▸ Exercise goal
Begin with the first line and repeat exactly through the line containing "ax.set_ylim(0.01, 1000)"; leave every image out.
— BEGIN Data excerpt —
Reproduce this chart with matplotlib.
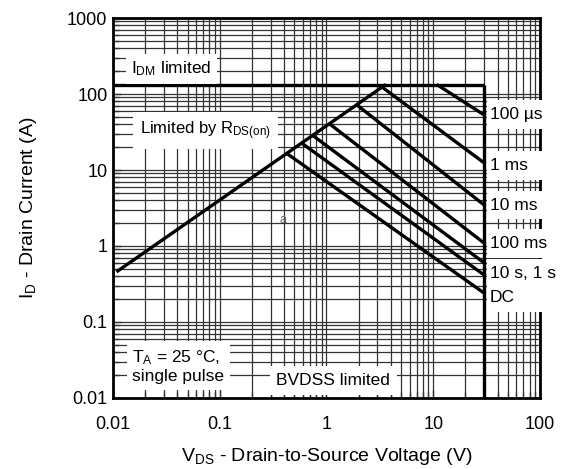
import matplotlib
matplotlib.use('Agg')
import matplotlib.pyplot as plt
from matplotlib.patches import Rectangle

plt.rcParams['font.family'] = ['Liberation Sans', 'DejaVu Sans']
plt.rcParams['mathtext.default'] = 'regular'

# limits
idm_v = [0.01, 30]
idm_i = [130, 130]
bv_v = [30, 30]
bv_i = [130, 0.01]
rds_v = [0.0111, 3.5]
rds_i = [0.47, 130]

# pulse lines: start on Rds(on) line / IDM line, end on BVDSS line
pulse_names = ['100 µs', '1 ms', '10 ms', '100 ms', '1 s', '10 s', 'DC']
pulse_v0 = [11.1, 3.35, 1.93, 1.08, 0.75, 0.59, 0.43]
pulse_i0 = [130, 122, 71.6, 40, 28.2, 22.4, 16.3]
pulse_v1 = [30, 30, 30, 30, 30, 30, 30]
pulse_i1 = [53, 12.4, 3.46, 1.09, 0.60, 0.415, 0.24]

# right-hand labels
right_labels = ['100 µs', '1 ms', '10 ms', '100 ms', '10 s, 1 s', 'DC']
right_label_i = [53, 11.6, 3.46, 1.09, 0.44, 0.207]

x_ticks = [0.01, 0.1, 1, 10, 100]
x_ticklabels = ['0.01', '0.1', '1', '10', '100']
y_ticks = [0.01, 0.1, 1, 10, 100, 1000]
y_ticklabels = ['0.01', '0.1', '1', '10', '100', '1000']

fig = plt.figure(figsize=(5.69, 4.69), dpi=100)
ax = fig.add_axes([0.1986, 0.1514, 0.7504, 0.8102])
ax.set_xscale('log')
ax.set_yscale('log')
ax.set_xlim(0.01, 100)
ax.set_ylim(0.01, 1000)

ax.grid(True, which='both', color='0.2', lw=0.9)
ax.set_xticks(x_ticks)
ax.set_xticklabels(x_ticklabels)
ax.set_yticks(y_ticks)
ax.set_yticklabels(y_ticklabels)
ax.tick_params(which='both', direction='in', color='0.2', labelsize=13)
ax.tick_params(which='major', length=6, width=1)
ax.tick_params(which='minor', length=4, width=1)
ax.tick_params(axis='x', which='both', pad=13)
ax.tick_params(axis='y', which='both', pad=4)
for s in ax.spines.values():
    s.set_linewidth(2)

lw = 2.4
ax.plot(idm_v, idm_i, color='black', lw=lw, solid_capstyle='butt')
ax.plot(bv_v, bv_i, color='black', lw=lw, solid_capstyle='butt')
ax.plot(rds_v, rds_i, color='black', lw=lw)
for k in range(len(pulse_names)):
    ax.plot([pulse_v0[k], pulse_v1[k]], [pulse_i0[k], pulse_i1[k]],
            color='black', lw=lw)

box = dict(facecolor='white', edgecolor='none', pad=4)
ax.text(0.0148, 215, 'I$_{DM}$ limited', fontsize=12.5, va='center', bbox=box)
ax.text(0.018, 33, 'Limited by R$_{DS(on)}$', fontsize=12, va='center',
        bbox=dict(facecolor='white', edgecolor='none', pad=5))
ax.text(0.0152, 0.026, 'T$_A$ = 25 °C,\nsingle pulse', fontsize=12.5,
        va='center', linespacing=1.15, bbox=box)
ax.text(0.34, 0.0172, 'BVDSS limited', fontsize=12.5, va='center',
        bbox=dict(facecolor='white', edgecolor='none', pad=5))
ax.text(0.39, 2.2, 'a', fontsize=9, color='0.4', ha='center', va='center')

# white label strips on the right, they hide grid and right spine
for name, yi in zip(right_labels, right_label_i):
    r = Rectangle((31.6, yi / 1.55), 200, yi * 1.55 - yi / 1.55,
                  facecolor='white', edgecolor='none', zorder=4, clip_on=False)
    ax.add_patch(r)
    ax.text(34, yi, name, fontsize=12.5, va='center', ha='left', zorder=5,
            clip_on=False)

ax.set_xlabel('V$_{DS}$ - Drain-to-Source Voltage (V)', fontsize=14, labelpad=9)
ax.set_ylabel('I$_D$ - Drain Current (A)', fontsize=14, labelpad=20)

fig.savefig('out.png', dpi=100)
— END Data excerpt —
▸ The reply
Reproduce this chart with matplotlib.
import matplotlib
matplotlib.use('Agg')
import matplotlib.pyplot as plt
from matplotlib.patches import Rectangle

plt.rcParams['font.family'] = ['Liberation Sans', 'DejaVu Sans']
plt.rcParams['mathtext.default'] = 'regular'

# limits
idm_v = [0.01, 30]
idm_i = [130, 130]
bv_v = [30, 30]
bv_i = [130, 0.01]
rds_v = [0.0111, 3.5]
rds_i = [0.47, 130]

# pulse lines: start on Rds(on) line / IDM line, end on BVDSS line
pulse_names = ['100 µs', '1 ms', '10 ms', '100 ms', '1 s', '10 s', 'DC']
pulse_v0 = [11.1, 3.35, 1.93, 1.08, 0.75, 0.59, 0.43]
pulse_i0 = [130, 122, 71.6, 40, 28.2, 22.4, 16.3]
pulse_v1 = [30, 30, 30, 30, 30, 30, 30]
pulse_i1 = [53, 12.4, 3.46, 1.09, 0.60, 0.415, 0.24]

# right-hand labels
right_labels = ['100 µs', '1 ms', '10 ms', '100 ms', '10 s, 1 s', 'DC']
right_label_i = [53, 11.6, 3.46, 1.09, 0.44, 0.207]

x_ticks = [0.01, 0.1, 1, 10, 100]
x_ticklabels = ['0.01', '0.1', '1', '10', '100']
y_ticks = [0.01, 0.1, 1, 10, 100, 1000]
y_ticklabels = ['0.01', '0.1', '1', '10', '100', '1000']

fig = plt.figure(figsize=(5.69, 4.69), dpi=100)
ax = fig.add_axes([0.1986, 0.1514, 0.7504, 0.8102])
ax.set_xscale('log')
ax.set_yscale('log')
ax.set_xlim(0.01, 100)
ax.set_ylim(0.01, 1000)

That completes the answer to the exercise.